A general rule of thumb for estimating three-point percentage in game: cut in half how many they make in an empty gym. Working backwards, doubling a player’s three-point percentage from the corners in games should give a rough estimate here. I’m just going to focus on the rotation players here and their career corner three-point percentage:
Jamal Murray – 46.1 career corner 3P% = 92/100 open gym threes
Gary Harris – 38.4 career corner 3P% = 77/100
Will Barton – 34.0 career corner 3P% = 68/100
Paul Millsap – 39.4 career corner 3P% = 79/100
Nikola Jokic – 38.8 career corner 3P% = 78/100
Monte Morris – 45.0 career corner 3P% = 90/100
Malik Beasley – 41.9 career corner 3P% = 84/100
Torrey Craig – 37.2 career corner 3P% = 74/100
Juancho Hernangomez – 39.4 career corner 3P% = 79/100
Jerami Grant – 36.3 career corner 3P% = 72/100
That is purely numbers based, and it ranks Murray first, Morris second, and Beasley third. In a shooting competition though, I would probably have Murray first, then Beasley, then Juancho, expecting all three to crack 80 threes made and possibly get up close to 90.
Nikola Jokic’s shooting has been a point of interest for awhile, and here’s why:
Because he shot just 30.7% from behind the three-point line this year, Jokic’s True Shooting percentage was 58.9%, down from 60.3% in 2017-18 and an absurd 64.0% in 2016-17. Had Jokic made 39.6% of his three-pointers in 2018-19, his career high in 2017-18, Jokic’s TS% would have risen from 58.9% to 61.6%. That’s an absurd number that would only be matched Giannis Antetokounmpo, Stephen Curry, Kevin Durant, Karl-Anthony Towns, and James Harden among players that had as high of a usage rate as Jokic did.
Basically, if Jokic hits 25 more threes than he did last year within the same number of attempts, he’s a top 5 player.
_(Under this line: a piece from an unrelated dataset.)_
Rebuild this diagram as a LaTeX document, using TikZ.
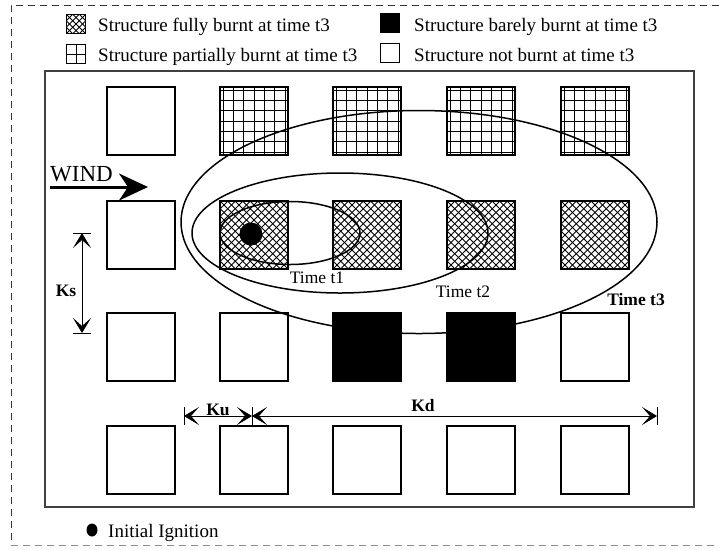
\documentclass[tikz,border=0pt]{standalone}
\usepackage{fontspec}
\setmainfont{Liberation Serif}
\usetikzlibrary{arrows.meta}
\tikzset{
  sq/.style={draw, line width=1.7pt, minimum size=68pt, inner sep=0pt, outer sep=0pt},
  xhatch/.style={path picture={
    \foreach \k in {-12,...,12}{
      \draw[line width=1pt] ([xshift=\k*7.5pt]path picture bounding box.south west) -- ++(90pt,90pt);
      \draw[line width=1pt] ([xshift=\k*7.5pt]path picture bounding box.south east) -- ++(-90pt,90pt);
    }}},
  gridfill/.style={path picture={
    \foreach \k in {0,...,6}{
      \draw[line width=0.9pt] ([xshift=3pt+\k*10.33pt]path picture bounding box.south west) -- ++(0,70pt);
      \draw[line width=0.9pt] ([yshift=3pt+\k*10.33pt]path picture bounding box.south west) -- ++(70pt,0);
    }}},
  blk/.style={sq, fill=black},
  icon/.style={draw, line width=0.9pt, minimum size=19pt, inner sep=0pt},
  ixhatch/.style={path picture={
    \foreach \k in {-4,...,4}{
      \draw[line width=0.8pt] ([xshift=\k*6.5pt]path picture bounding box.south west) -- ++(25pt,25pt);
      \draw[line width=0.8pt] ([xshift=\k*6.5pt]path picture bounding box.south east) -- ++(-25pt,25pt);
    }}},
  igrid/.style={path picture={
      \draw[line width=0.9pt] (path picture bounding box.south) -- (path picture bounding box.north);
      \draw[line width=0.9pt] (path picture bounding box.west) -- (path picture bounding box.east);
    }},
  leg/.style={anchor=base west, font=\fontsize{19}{21}\selectfont, inner sep=0pt},
  tlab/.style={font=\fontsize{17.5}{19}\selectfont, inner sep=0pt},
  klab/.style={font=\fontsize{17.5}{19}\selectfont\bfseries, inner sep=0pt},
  zone/.style={line width=1.5pt},
  dim/.style={line width=0.8pt, {Stealth[length=15pt,width=18pt,inset=8pt]}-{Stealth[length=15pt,width=18pt,inset=8pt]}},
  bar/.style={line width=0.8pt},
}
\begin{document}
\begin{tikzpicture}[x=1pt,y=-1pt]
\useasboundingbox (0,0) rectangle (719,550);
% outer dashed frame
\draw[line width=0.8pt, dash pattern=on 7pt off 5pt, black!80] (719,5) -- (11,5) -- (11,545);
\draw[line width=0.8pt, dash pattern=on 7pt off 5pt, black!45] (11,545) -- (719,545);
% inner frame
\draw[line width=1.2pt, black!75] (45,71) rectangle (694,507);

% legend
\node[icon, ixhatch] (ifull) at (76,24) {};
\node[leg] (tfull) at (98,31.5) {Structure fully burnt at time t3};
\node[icon, igrid] (ipart) at (76,54) {};
\node[leg] (tpart) at (98,61.5) {Structure partially burnt at time t3};
\node[icon, fill=black] (ibare) at (390,23) {};
\node[leg] (tbare) at (414,31.5) {Structure barely burnt at time t3};
\node[icon] (inot) at (390,53) {};
\node[leg] (tnot) at (414,61.5) {Structure not burnt at time t3};

% squares (centres)
\node[sq] (s11) at (141,121) {};
\node[sq, gridfill] (s12) at (254,121) {};
\node[sq, gridfill] (s13) at (367,121) {};
\node[sq, gridfill] (s14) at (481,121) {};
\node[sq, gridfill] (s15) at (595,121) {};

\node[sq] (s21) at (141,235) {};
\node[sq, xhatch] (s22) at (254,235) {};
\node[sq, xhatch] (s23) at (367,235) {};
\node[sq, xhatch] (s24) at (481,235) {};
\node[sq, xhatch] (s25) at (595,235) {};

\node[sq] (s31) at (141,347) {};
\node[sq] (s32) at (254,347) {};
\node[blk] (s33) at (367,347) {};
\node[blk] (s34) at (481,347) {};
\node[sq] (s35) at (595,347) {};

\node[sq] (s41) at (141,460) {};
\node[sq] (s42) at (254,460) {};
\node[sq] (s43) at (367,460) {};
\node[sq] (s44) at (481,460) {};
\node[sq] (s45) at (595,460) {};

% fire zones
\draw[zone] (419,222) ellipse [x radius=238, y radius=111.5];
\draw[zone] (340,233) ellipse [x radius=148, y radius=60];
\draw[zone] (290,233) ellipse [x radius=70, y radius=31.5];
\fill (251,234) circle [radius=11.5];

\node[tlab] (t1) at (317,278) {Time t1};
\node[tlab] (t2) at (463,292) {Time t2};
\node[klab] (t3) at (636,300) {Time t3};

% wind
\node[font=\fontsize{23}{25}\selectfont, inner sep=0pt, anchor=base west] (wind) at (50,181) {WIND};
\coordinate (wA) at (50,187);
\coordinate (wB) at (148,187);
\draw[line width=3pt, -{Stealth[length=29pt,width=27pt,inset=9pt]}] (wA) -- (wB);

% Ks
\coordinate (ksT) at (82,233);
\coordinate (ksB) at (82,333);
\draw[bar] (73,233) -- (91,233);
\draw[bar] (73,333) -- (91,333);
\draw[dim] (ksT) -- (ksB);
\node[klab] (ks) at (66,291) {Ks};

% Ku, Kd
\coordinate (kuL) at (184,416);
\coordinate (kuR) at (252,416);
\coordinate (kdR) at (657,416);
\draw[bar] (184,407) -- (184,425);
\draw[bar] (252,407) -- (252,425);
\draw[bar] (657,407) -- (657,425);
\draw[dim] (kuL) -- (kuR);
\draw[dim] (kuR) -- (kdR);
\node[klab] (ku) at (218,410) {Ku};
\node[klab] (kd) at (423,406) {Kd};

% initial ignition
\fill (92,530) ellipse [x radius=5.5, y radius=6.5];
\node[leg] (ign) at (108,537) {Initial Ignition};
\end{tikzpicture}
\end{document}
Excluding Giannis for a second, think of the gravity the other four players mentioned above have at the three-point line. Curry made the word gravity popular in basketball again. Durant shoots from anywhere and the world knows it. Towns is the most talented stretch big in the modern era, including Dirk Nowitzki. Harden just averaged 36 points shooting roughly 10 step back threes a game. Jokic adding that level of shooting gravity to his overall profile would completely revolutionize what is already a top 5 offensive player in the NBA.
I don’t think Jokic will get to that level, but I do think that he will settle into around 36% from behind the arc and 50% from the mid range. He shot 31.6% on catch-and-shoot threes in 2018-19 after hitting 40.5% of the same shots in 2017-18, which means to me that the truth lies somewhere in the middle, possibly on the higher side. Jokic is just entering his prime, as are the majority of players on the Nuggets roster. Murray will improve hitting Jokic at the top of the key for pick and pop threes consistently, and Jokic will become more comfortable taking them if he continues working on that aspect of his game. The capability is certainly there.